Des fleurons de l’industrie française en cadeaux de Noël pour la Chine ?

Écrit par Hanna L. Szmytko, La Grande Époque - Paris
22.12.2007

Autoriser le fonds souverain chinois à entrer dans le capital des sociétés françaises ne serait-il pas comme faire entrer le loup dans la bergerie ?

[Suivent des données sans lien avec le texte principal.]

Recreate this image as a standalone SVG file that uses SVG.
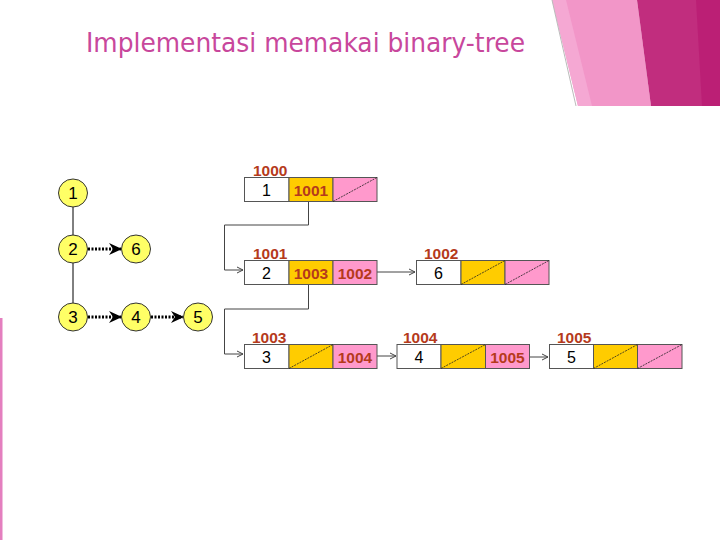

LE PRESIDENT du tout nouveau fonds souverain chinois d’investissement China Investment Corp (CIC), Lou Jiwei, un ancien vice-ministre des Finances, qui est en tournée de dix jours, s’est rendu après Londres le 12 décembre à Paris à l’invitation de Paris Europlace, l’association chargée de promouvoir la place financière parisienne. Il a été reçu à l’Hôtel de Ville par le ministre français de l’Economie, Christine Lagarde,  et a également rencontré le gouverneur de la Banque de France Christian Noyer. Lou Jiwei a confirmé ses ambitions à l’international et ses interlocuteurs français ont déclaré être prêts à accueillir les investissements du fonds souverain chinois.

 

Le fonds souverain chinois a été mis sur pied en septembre 2007 par le régime communiste de Pékin. Ce fonds est doté de 200 milliards de dollars de capital initial provenant des vastes réserves de change. Un tiers de cette somme, soit environ 70 milliards de dollars, devrait être destiné à des investissements à l’étranger. Même si Lou Jiwei cherche à rassurer que l’objectif n’est pas une prise de participation « stratégique » dans les groupes européens, ce fonds est un moyen d’entrer dans le monde des affaires. Lors de sa conférence à Pékin le 29 novembre Lou Jiwei a précisé que l’objectif du fonds est d’« être une force stabilisatrice pour les marchés internationaux de capitaux », selon l’agence Bloomberg. Le scepticisme reste de mise, car si ces investissements financiers prenaient un caractère stratégique, compte tenu de la puissance d’investissement qu’il peut mobiliser et son manque de transparence, le fonds souverain China Investment Corp fait peur. Les cibles potentielles peuvent être en effet différentes sortes d’actifs phares : industries, finance, distribution…

 

En mai dernier le fonds China Investment Corp, alors encore en chantier, a déjà procédé à un premier investissement de 3 milliards de dollars, en prenant 9,7 % de Blackstone, l’une des plus grandes firmes américaines de capital-investissement. Le retour sur ce premier investissement s’est avéré en quelques mois un désastre, car depuis l’introduction de Blackstone en Bourse à New-York en juin, l’action a perdu environ 25 % et approche les planchers annuels à mi-décembre. Le fonds souverain chinois vise aujourd’hui à démontrer la pertinence de la démarche gouvernementale en matière d’investissements. Pour obtenir des rendements plus fructueux, il devrait déléguer une partie de ses capitaux à des professionnels de la gestion. Une autre partie pourrait être réservée à des placements dans les immeubles prestigieux, les titres de sociétés renommées côtées en bourse ou encore dans les rachats d’entreprises. En tant qu’actionnaire de Blackstone, le spécialiste de rachat des entreprises par l’endettement (LBO – Leverage buy-out), le fonds China Investment Corp pourrait capitaliser sur l’expertise de ce dernier pour s’emparer de sociétés et à terme obtenir une influence politique.

 

En ce qui concerne les secteurs sensibles ou à haute valeur ajoutée, ne faudrait-il pas revoir les réglementations existantes, afin de protéger les secteurs clef d’une économie nationale ? La France adoptera-t-elle une attitude défensive avec un système de surveillance spécifique et possibilité de blocage de certains investissements, à l’instar des États-Unis ? Ou plutôt une politique de laisser-faire où la manne financière en provenance du fonds souverain chinois entrera sans restriction dans l’actionnariat de sociétés françaises, soit comme simple investisseur, soit comme partenaire stratégique ?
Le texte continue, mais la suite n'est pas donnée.